▶ **Data lines**

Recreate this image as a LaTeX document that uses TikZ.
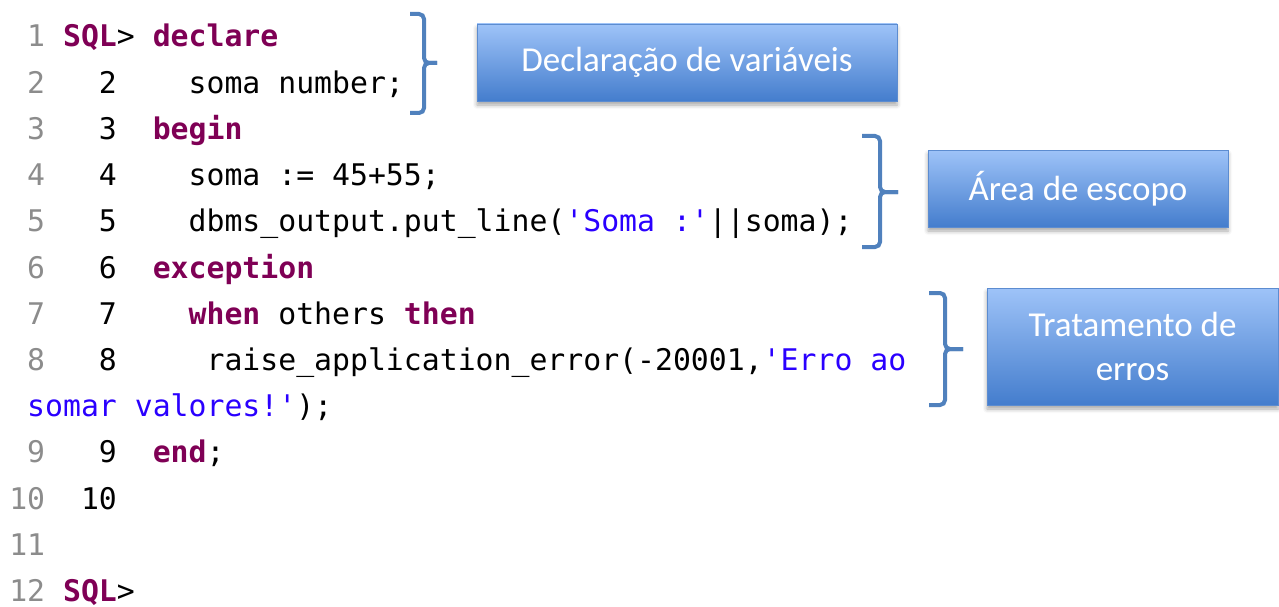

...

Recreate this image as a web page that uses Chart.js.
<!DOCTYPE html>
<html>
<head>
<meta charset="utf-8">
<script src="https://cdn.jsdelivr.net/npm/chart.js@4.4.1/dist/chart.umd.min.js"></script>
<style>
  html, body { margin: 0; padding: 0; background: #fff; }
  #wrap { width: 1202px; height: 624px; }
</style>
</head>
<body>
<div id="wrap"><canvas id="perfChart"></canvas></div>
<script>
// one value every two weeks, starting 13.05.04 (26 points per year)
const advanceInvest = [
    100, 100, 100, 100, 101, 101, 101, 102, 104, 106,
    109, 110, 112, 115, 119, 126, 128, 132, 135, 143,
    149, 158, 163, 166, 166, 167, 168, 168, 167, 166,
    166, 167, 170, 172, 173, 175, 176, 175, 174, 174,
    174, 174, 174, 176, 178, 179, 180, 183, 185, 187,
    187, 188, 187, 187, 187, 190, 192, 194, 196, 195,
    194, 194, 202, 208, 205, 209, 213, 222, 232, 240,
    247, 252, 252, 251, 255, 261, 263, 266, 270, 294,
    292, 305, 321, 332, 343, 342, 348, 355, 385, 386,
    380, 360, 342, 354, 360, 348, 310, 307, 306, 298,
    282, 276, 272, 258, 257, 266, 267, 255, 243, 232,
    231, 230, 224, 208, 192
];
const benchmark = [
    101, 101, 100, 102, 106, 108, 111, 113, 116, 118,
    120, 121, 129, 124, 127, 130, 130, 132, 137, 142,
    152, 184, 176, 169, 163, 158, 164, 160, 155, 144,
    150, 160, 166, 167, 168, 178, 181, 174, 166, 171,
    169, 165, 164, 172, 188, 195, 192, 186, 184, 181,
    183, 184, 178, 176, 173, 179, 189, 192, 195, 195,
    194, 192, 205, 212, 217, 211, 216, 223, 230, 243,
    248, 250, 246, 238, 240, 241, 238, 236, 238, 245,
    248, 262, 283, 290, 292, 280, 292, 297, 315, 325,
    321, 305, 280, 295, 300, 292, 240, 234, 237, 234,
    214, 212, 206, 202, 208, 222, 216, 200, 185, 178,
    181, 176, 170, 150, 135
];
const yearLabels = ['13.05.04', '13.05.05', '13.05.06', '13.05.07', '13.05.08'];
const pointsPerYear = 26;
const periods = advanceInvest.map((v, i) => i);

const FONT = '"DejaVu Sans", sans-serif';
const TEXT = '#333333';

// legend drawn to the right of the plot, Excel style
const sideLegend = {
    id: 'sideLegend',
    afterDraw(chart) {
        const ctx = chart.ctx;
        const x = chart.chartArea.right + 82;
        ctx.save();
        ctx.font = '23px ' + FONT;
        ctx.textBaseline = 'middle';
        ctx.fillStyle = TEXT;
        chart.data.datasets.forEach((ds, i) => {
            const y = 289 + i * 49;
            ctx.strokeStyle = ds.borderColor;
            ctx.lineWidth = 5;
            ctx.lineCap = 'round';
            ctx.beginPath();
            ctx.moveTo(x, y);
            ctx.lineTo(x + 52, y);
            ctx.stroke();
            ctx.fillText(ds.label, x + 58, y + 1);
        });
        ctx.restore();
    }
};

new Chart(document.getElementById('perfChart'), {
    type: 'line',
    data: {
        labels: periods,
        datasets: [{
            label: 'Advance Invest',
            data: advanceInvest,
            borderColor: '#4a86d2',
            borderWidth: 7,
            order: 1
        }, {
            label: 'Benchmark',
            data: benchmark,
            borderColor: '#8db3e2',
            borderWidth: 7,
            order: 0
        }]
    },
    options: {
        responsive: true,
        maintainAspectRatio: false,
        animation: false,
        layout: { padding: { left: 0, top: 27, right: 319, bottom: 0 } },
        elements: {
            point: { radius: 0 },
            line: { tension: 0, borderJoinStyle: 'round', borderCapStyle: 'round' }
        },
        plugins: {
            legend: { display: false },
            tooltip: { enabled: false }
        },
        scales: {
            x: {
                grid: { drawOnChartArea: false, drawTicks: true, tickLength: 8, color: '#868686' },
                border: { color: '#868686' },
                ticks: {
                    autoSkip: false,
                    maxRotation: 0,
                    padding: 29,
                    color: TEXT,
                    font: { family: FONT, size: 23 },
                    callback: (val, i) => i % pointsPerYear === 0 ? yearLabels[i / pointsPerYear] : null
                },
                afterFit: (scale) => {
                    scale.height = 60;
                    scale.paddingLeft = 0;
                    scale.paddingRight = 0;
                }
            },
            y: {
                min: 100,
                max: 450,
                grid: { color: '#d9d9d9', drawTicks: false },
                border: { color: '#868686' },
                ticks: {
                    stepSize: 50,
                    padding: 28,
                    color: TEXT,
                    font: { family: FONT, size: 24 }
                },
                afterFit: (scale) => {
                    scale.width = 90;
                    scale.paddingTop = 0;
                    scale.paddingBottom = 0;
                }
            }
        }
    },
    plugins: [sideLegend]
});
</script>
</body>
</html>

▶ **Direction**
Lines containing the string "document" are to be selected and copied.

▶ **Solved exercise**
Recreate this image as a LaTeX document that uses TikZ.
new Chart(document.getElementById('perfChart'), {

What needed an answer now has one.